Letter Recognition in a Play-Based Environment...Say What?


In my class, I set up the environment so that it allows for lots of uninterrupted play that is led by the passion and interests of my 3 year olds.  In turn, I have never had a 3 year old to ask me for a worksheet.  Nor have I seen one searching for flashcards so that we can drill and drill those letters.  What I do have is print rich environment that leads to letters and words being connected to real things that are important to a preschooler.  We have their names with photos (honestly, what preschooler does not love seeing their name?), toys labelled, words and letters around the room, and books, books and books to name a few things.  It is always fun to watch the realization when they recognize the first letter of their name, then their friends' names, then how they share some letters.  It's like watching a treasure hunt of the mind.

Does this mean I don't talk about letters at this level?
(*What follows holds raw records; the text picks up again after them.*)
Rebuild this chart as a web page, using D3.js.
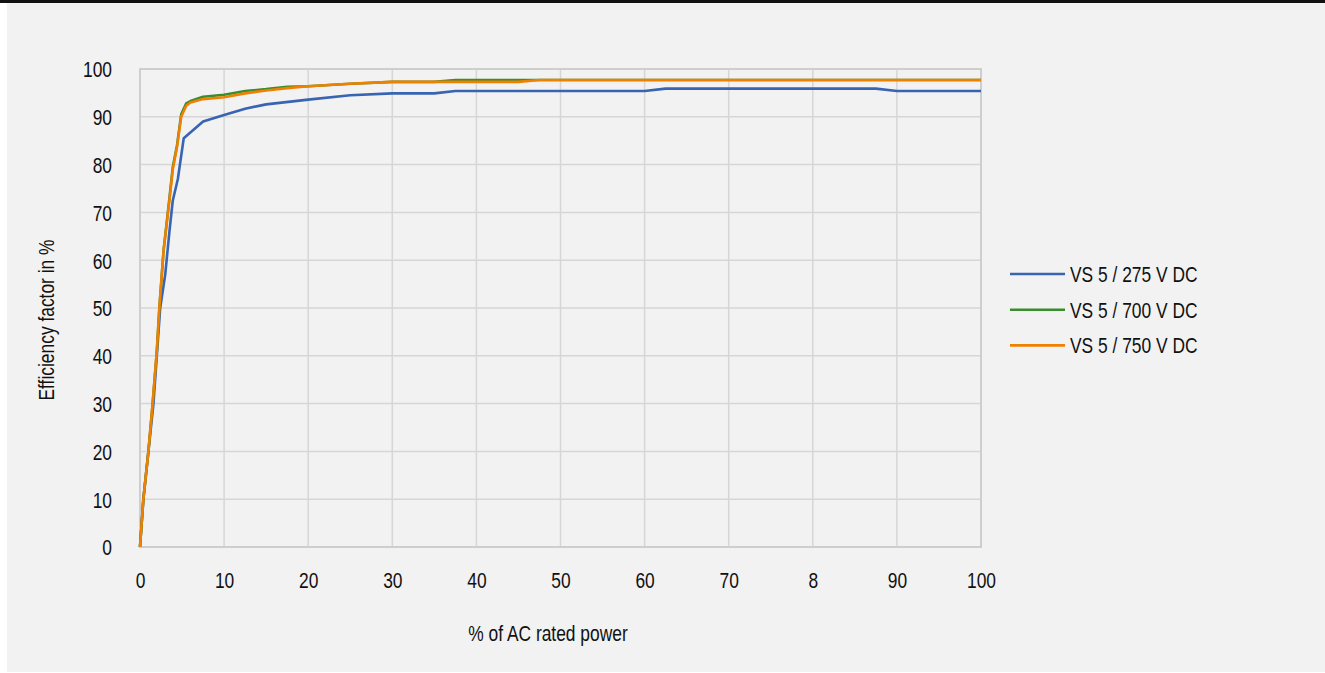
<!DOCTYPE html>
<html>
<head>
<meta charset="utf-8">
<script src="https://cdn.jsdelivr.net/npm/d3@7"></script>
<style>
  body { margin: 0; background: #ffffff; }
  svg text { font-family: "Liberation Sans", Arial, sans-serif; fill: #111; }
</style>
</head>
<body>
<svg id="svg"></svg>
<script>
const width = 1325, height = 673;

// x values in % of AC rated power, y values in % efficiency
const seriesNames = ["VS 5 / 275 V DC", "VS 5 / 700 V DC", "VS 5 / 750 V DC"];
const seriesColors = ["#3864b2", "#3a8c2f", "#f08000"];

const vs275 = [[0, 0], [0.4, 10], [1, 20], [1.6, 30], [2, 40], [2.4, 50], [3, 57], [3.5, 66], [3.9, 72.5],
    [4.5, 77], [5.2, 85.5], [7.5, 89], [10, 90.4], [12.5, 91.7], [15, 92.6], [20, 93.6], [25, 94.5],
    [30, 94.9], [35, 94.9], [37.5, 95.4], [40, 95.4], [45, 95.4], [50, 95.4], [55, 95.4], [60, 95.4],
    [62.5, 95.9], [65, 95.9], [70, 95.9], [75, 95.9], [80, 95.9], [85, 95.9], [87.5, 95.9], [90, 95.4],
    [95, 95.4], [100, 95.4]];

const vs700 = [[0, 0], [0.4, 10], [1, 20], [1.5, 30], [2, 41], [2.3, 50], [2.8, 62], [3.5, 73], [3.9, 79.5],
    [4.4, 84], [4.9, 90.5], [5.5, 92.8], [6, 93.3], [7.5, 94.2], [10, 94.6], [12.5, 95.4], [15, 95.8],
    [17.5, 96.3], [20, 96.4], [25, 96.9], [30, 97.3], [35, 97.3], [37.5, 97.7], [40, 97.7], [45, 97.7],
    [50, 97.7], [55, 97.7], [60, 97.7], [65, 97.7], [70, 97.7], [75, 97.7], [80, 97.7], [85, 97.7],
    [90, 97.7], [95, 97.7], [100, 97.7]];

const vs750 = [[0, 0], [0.4, 10], [1, 20], [1.5, 30], [2, 41], [2.3, 50], [2.8, 62], [3.5, 72.5], [3.9, 79],
    [4.4, 83.7], [4.9, 90], [5.5, 92.3], [6, 93], [7.5, 93.7], [10, 94.1], [12.5, 94.9], [15, 95.5],
    [17.5, 96], [20, 96.4], [25, 96.9], [30, 97.3], [35, 97.3], [40, 97.3], [45, 97.3], [47.5, 97.7],
    [50, 97.7], [55, 97.7], [60, 97.7], [65, 97.7], [70, 97.7], [75, 97.7], [80, 97.7], [85, 97.7],
    [90, 97.7], [95, 97.7], [100, 97.7]];

const xTickValues = [0, 10, 20, 30, 40, 50, 60, 70, 80, 90, 100];
const xTickLabels = ["0", "10", "20", "30", "40", "50", "60", "70", "8", "90", "100"];
const yTickValues = [0, 10, 20, 30, 40, 50, 60, 70, 80, 90, 100];

const xTitle = "% of AC rated power";
const yTitle = "Efficiency factor in %";

document.addEventListener("DOMContentLoaded", () => draw());

function draw() {
    const plot = { left: 140, right: 981, top: 69, bottom: 547 };
    const x = d3.scaleLinear().domain([0, 100]).range([plot.left, plot.right]);
    const y = d3.scaleLinear().domain([0, 100]).range([plot.bottom, plot.top]);

    const svg = d3.select("#svg").attr("width", width).attr("height", height);

    // page frame: black strip on top, grey panel
    svg.append("rect").attr("x", 0).attr("y", 0).attr("width", width).attr("height", 3).attr("fill", "#111");
    svg.append("rect").attr("x", 7).attr("y", 3).attr("width", width - 7).attr("height", 669).attr("fill", "#f2f2f2");

    // gridlines
    svg.append("g").selectAll("line").data(xTickValues).enter().append("line")
        .attr("x1", d => x(d)).attr("x2", d => x(d))
        .attr("y1", plot.top).attr("y2", plot.bottom)
        .attr("stroke", "#d6d6d6").attr("stroke-width", 1.5);
    svg.append("g").selectAll("line").data(yTickValues).enter().append("line")
        .attr("x1", plot.left).attr("x2", plot.right)
        .attr("y1", d => y(d)).attr("y2", d => y(d))
        .attr("stroke", "#d6d6d6").attr("stroke-width", 1.5);
    svg.append("rect")
        .attr("x", plot.left).attr("y", plot.top)
        .attr("width", plot.right - plot.left).attr("height", plot.bottom - plot.top)
        .attr("fill", "none").attr("stroke", "#cecece").attr("stroke-width", 2);

    // axes (labels only)
    const xAxis = d3.axisBottom(x).tickValues(xTickValues)
        .tickFormat((d, i) => xTickLabels[i]).tickSize(0).tickPadding(0);
    const gx = svg.append("g").attr("transform", `translate(0,${plot.bottom})`).call(xAxis);
    gx.select(".domain").remove();
    gx.selectAll("text").attr("dy", null).attr("y", 41).attr("fill", "#111")
        .style("font-size", "22px");

    const yAxis = d3.axisLeft(y).tickValues(yTickValues).tickSize(0).tickPadding(0);
    const gy = svg.append("g").attr("transform", `translate(112,0)`).call(yAxis);
    gy.select(".domain").remove();
    gy.selectAll("text").attr("x", 0).attr("dy", "0.36em").attr("fill", "#111")
        .style("font-size", "22px");
    gx.attr("font-family", null);
    gy.attr("font-family", null);

    // titles
    svg.append("text").attr("x", 548).attr("y", 641).attr("text-anchor", "middle")
        .style("font-size", "22px").text(xTitle);
    svg.append("text").attr("transform", "translate(54,320) rotate(-90)").attr("text-anchor", "middle")
        .style("font-size", "22px").text(yTitle);

    // series
    const line = d3.line().x(d => x(d[0])).y(d => y(d[1]));
    const series = [vs275, vs700, vs750];
    svg.append("g").selectAll("path").data(series).enter().append("path")
        .attr("d", line)
        .attr("fill", "none")
        .attr("stroke", (d, i) => seriesColors[i])
        .attr("stroke-width", 2.6)
        .attr("stroke-linejoin", "round");

    // legend
    const legend = svg.append("g").attr("transform", "translate(1010,274)");
    const items = legend.selectAll("g").data(seriesNames).enter().append("g")
        .attr("transform", (d, i) => `translate(0,${i * 35.7})`);
    items.append("line").attr("x1", 0).attr("x2", 55).attr("y1", 0).attr("y2", 0)
        .attr("stroke", (d, i) => seriesColors[i]).attr("stroke-width", 2.6);
    items.append("text").attr("x", 60).attr("dy", "0.36em")
        .style("font-size", "22px").text(d => d);

    // condensed look: squeeze every label horizontally
    svg.selectAll("text").each(function () {
        const w = this.getComputedTextLength();
        d3.select(this).attr("textLength", w * 0.79).attr("lengthAdjust", "spacingAndGlyphs");
    });
}
</script>
</body>
</html>
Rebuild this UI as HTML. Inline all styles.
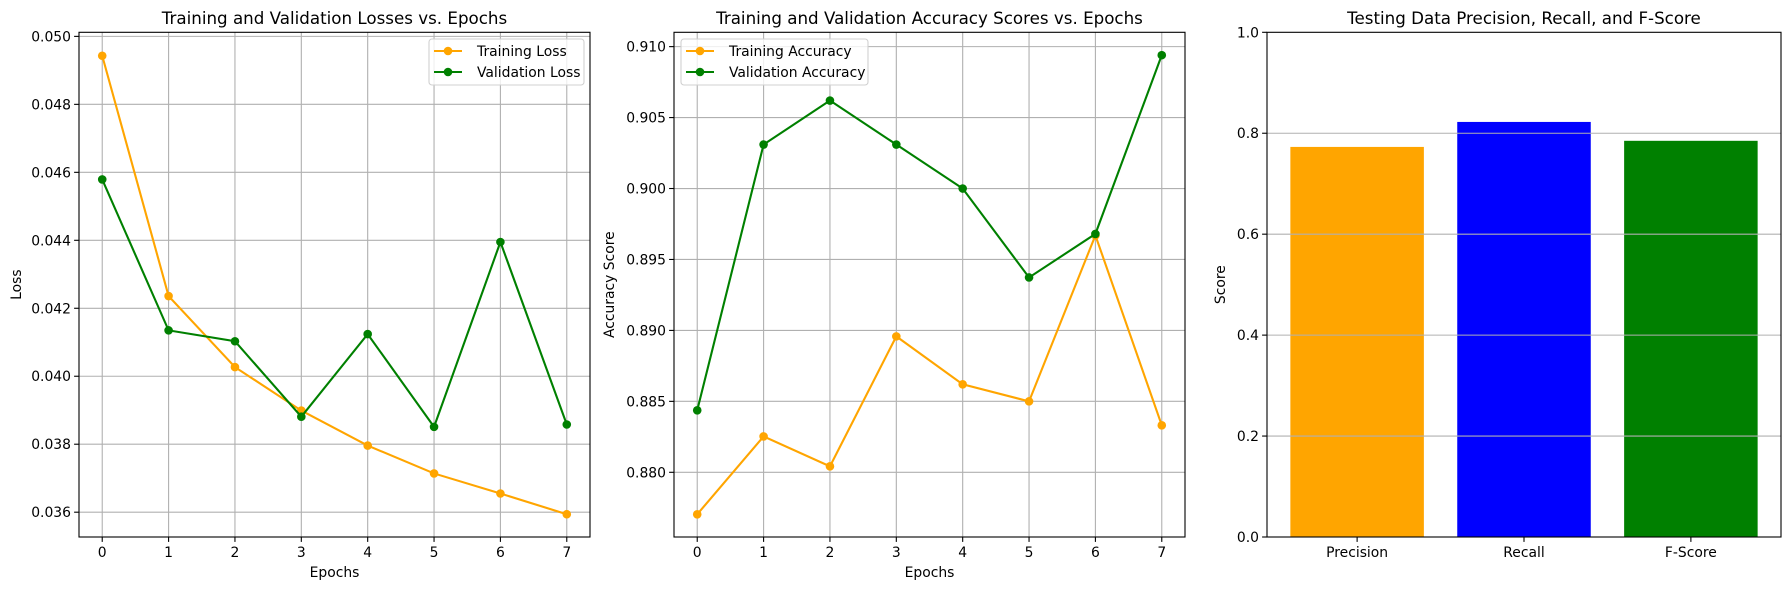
<!DOCTYPE html>
<html><head><meta charset="utf-8"><style>
html,body{margin:0;padding:0;background:#fff;}
svg{display:block;font-family:"DejaVu Sans","Liberation Sans",sans-serif;}
</style></head><body>
<svg id="fig" width="1789" height="590" viewBox="0 0 1789 590" xmlns="http://www.w3.org/2000/svg"></svg>
<script>
const epochs = [0,1,2,3,4,5,6,7];
const trainLoss = [0.04943,0.04236,0.04027,0.03899,0.03796,0.03714,0.03655,0.03594];
const valLoss = [0.04579,0.04135,0.04103,0.03881,0.04124,0.03851,0.04395,0.03858];
const lossTicks = [0.036,0.038,0.040,0.042,0.044,0.046,0.048,0.050];
const trainAcc = [0.87704,0.88253,0.88042,0.88958,0.88620,0.88500,0.89670,0.88331];
const valAcc = [0.88437,0.90310,0.90620,0.90310,0.90000,0.89373,0.89680,0.90940];
const accTicks = [0.880,0.885,0.890,0.895,0.900,0.905,0.910];
const metricNames = ["Precision","Recall","F-Score"];
const metricValues = [0.7729,0.8224,0.7850];
const scoreTicks = [0.0,0.2,0.4,0.6,0.8,1.0];

const NS="http://www.w3.org/2000/svg";
const svg=document.getElementById('fig');
function mk(tag,attrs,parent){const e=document.createElementNS(NS,tag);for(const k in attrs)e.setAttribute(k,attrs[k]);(parent||svg).appendChild(e);return e;}
function txt(s,attrs,parent){const e=mk('text',attrs,parent);e.textContent=s;return e;}
const TOP=32.3,BOT=537;

function linePanel(name,L,R,xmin,xmax,ymin,ymax,yTicks,fmt,series,title,ylabel,ylabX,legendBox){
  const g=mk('g',{});
  
  
  const sx=v=>L+(v-xmin)/(xmax-xmin)*(R-L);
  const sy=v=>BOT-(v-ymin)/(ymax-ymin)*(BOT-TOP);
  const grid=mk('g',{},g);
  
  
  epochs.forEach(e=>{mk('line',{x1:sx(e),x2:sx(e),y1:TOP,y2:BOT,stroke:'#b0b0b0','stroke-width':1.1},grid);});
  yTicks.forEach(t=>{mk('line',{x1:L,x2:R,y1:sy(t),y2:sy(t),stroke:'#b0b0b0','stroke-width':1.1},grid);});
  series.forEach(s=>{
    const sg=mk('g',{},g);
    
    
    const pts=s.vals.map((v,i)=>sx(epochs[i])+','+sy(v)).join(' ');
    mk('polyline',{points:pts,fill:'none',stroke:s.color,'stroke-width':2.1},sg);
    s.vals.forEach((v,i)=>{
      const c=mk('circle',{cx:sx(epochs[i]),cy:sy(v),r:4.3,fill:s.color},sg);
      
      
    });
  });
  mk('rect',{x:L,y:TOP,width:R-L,height:BOT-TOP,fill:'none',stroke:'#000','stroke-width':1.1},g);
  epochs.forEach(e=>{
    mk('line',{x1:sx(e),x2:sx(e),y1:BOT,y2:BOT+4.9,stroke:'#000','stroke-width':1.1},g);
    const t=txt(String(e),{x:sx(e),y:BOT+20,'font-size':13.9,'text-anchor':'middle',fill:'#000'},g);
    
    
  });
  yTicks.forEach(v=>{
    mk('line',{x1:L-4.9,x2:L,y1:sy(v),y2:sy(v),stroke:'#000','stroke-width':1.1},g);
    const t=txt(fmt(v),{x:L-8,y:sy(v)+5,'font-size':13.9,'text-anchor':'end',fill:'#000'},g);
    
    
  });
  const tt=txt(title,{x:(L+R)/2,y:24,'font-size':16.7,'text-anchor':'middle',fill:'#000'},g);
  
  
  const xl=txt('Epochs',{x:(L+R)/2,y:577,'font-size':13.9,'text-anchor':'middle',fill:'#000'},g);
  
  
  const yl=txt(ylabel,{x:ylabX,y:(TOP+BOT)/2,'font-size':13.9,'text-anchor':'middle',fill:'#000',transform:'rotate(-90 '+ylabX+' '+(TOP+BOT)/2+')'},g);
  
  
  const lg=mk('g',{},g);
  
  
  mk('rect',{x:legendBox[0],y:39,width:legendBox[1],height:46,rx:3,fill:'#fff','fill-opacity':0.8,stroke:'#d0d0d0','stroke-width':1.1},lg);
  series.forEach((s,i)=>{
    const yy=51+i*21;
    const x0=legendBox[0]+5;
    mk('line',{x1:x0,x2:x0+28,y1:yy,y2:yy,stroke:s.color,'stroke-width':2.1},lg);
    mk('circle',{cx:x0+14,cy:yy,r:4.3,fill:s.color},lg);
    const t=txt(s.label,{x:x0+43,y:yy+5,'font-size':13.9,fill:'#000'},lg);
    
    
  });
}

linePanel('loss-chart',79,590,-0.35,7.35,0.03527,0.05012,lossTicks,v=>v.toFixed(3),
  [{id:'training-loss-line',label:'Training Loss',color:'#FFA500',vals:trainLoss},
   {id:'validation-loss-line',label:'Validation Loss',color:'#008000',vals:valLoss}],
  'Training and Validation Losses vs. Epochs','Loss',21,[429,155]);

linePanel('accuracy-chart',674,1185,-0.35,7.35,0.87544,0.91101,accTicks,v=>v.toFixed(3),
  [{id:'training-accuracy-line',label:'Training Accuracy',color:'#FFA500',vals:trainAcc},
   {id:'validation-accuracy-line',label:'Validation Accuracy',color:'#008000',vals:valAcc}],
  'Training and Validation Accuracy Scores vs. Epochs','Accuracy Score',614,[681,187]);

(function(){
  const L=1267,R=1781,ymin=0,ymax=1;
  const g=mk('g',{});
  
  
  const n=metricNames.length;
  const sx=i=>L+(i+0.54)/(n+0.08)*(R-L);
  const bw=0.8/(n+0.08)*(R-L);
  const sy=v=>BOT-(v-ymin)/(ymax-ymin)*(BOT-TOP);
  const colors=['#FFA500','#0000FF','#008000'];
  metricValues.forEach((v,i)=>{
    const b=mk('rect',{x:sx(i)-bw/2,y:sy(v),width:bw,height:BOT-sy(v),fill:colors[i]},g);
    
    
  });
  scoreTicks.forEach(t=>{
    if(t>0&&t<1) mk('line',{x1:L,x2:R,y1:sy(t),y2:sy(t),stroke:'#b0b0b0','stroke-width':1.1},g);
    mk('line',{x1:L-4.9,x2:L,y1:sy(t),y2:sy(t),stroke:'#000','stroke-width':1.1},g);
    const tl=txt(t.toFixed(1),{x:L-8,y:sy(t)+5,'font-size':13.9,'text-anchor':'end',fill:'#000'},g);
    
    
  });
  mk('rect',{x:L,y:TOP,width:R-L,height:BOT-TOP,fill:'none',stroke:'#000','stroke-width':1.1},g);
  metricNames.forEach((m,i)=>{
    mk('line',{x1:sx(i),x2:sx(i),y1:BOT,y2:BOT+4.9,stroke:'#000','stroke-width':1.1},g);
    const tl=txt(m,{x:sx(i),y:BOT+20,'font-size':13.9,'text-anchor':'middle',fill:'#000'},g);
    
    
  });
  const tt=txt('Testing Data Precision, Recall, and F-Score',{x:(L+R)/2,y:24,'font-size':16.7,'text-anchor':'middle',fill:'#000'},g);
  
  
  const yx=1225;
  const yl=txt('Score',{x:yx,y:(TOP+BOT)/2,'font-size':13.9,'text-anchor':'middle',fill:'#000',transform:'rotate(-90 '+yx+' '+(TOP+BOT)/2+')'},g);
  
  
})();
</script>
</body></html>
No, in the constant dialogue of our class (we are all big talkers in our room), letters are often searched for, questions are asked and formation attempted and eventually accomplished.  I've seen letters painted on tabletops while making Christmas Ornaments, in shaving cream during sensory play and built out of wood in the block area.  That is no less an accomplishment than sitting down with a pencil and paper.  In fact, fine motor development requires the large muscle development use over a large space prior to sitting down in a desk.


How do I know they are absorbing letter recognition if I don't sit down and drill them? Because I know them. I observe them. I see their development in their play.  For instance, last week I had thrown some magnetic letters out along with some cookie sheets. Did I make a big deal or give instructions? Nope.  But before I knew it, one of the children had "baked" up some alphabet cookies for the others.  They all waited patiently as the "Baker" asked them their choice of cookie, they responded with the letter they recognized, she in turned recognized the letter and passed it out.  Creativity, letter recognition, social awareness and self regulation all on the floor of the room, nowhere near a worksheet.  It was a good day.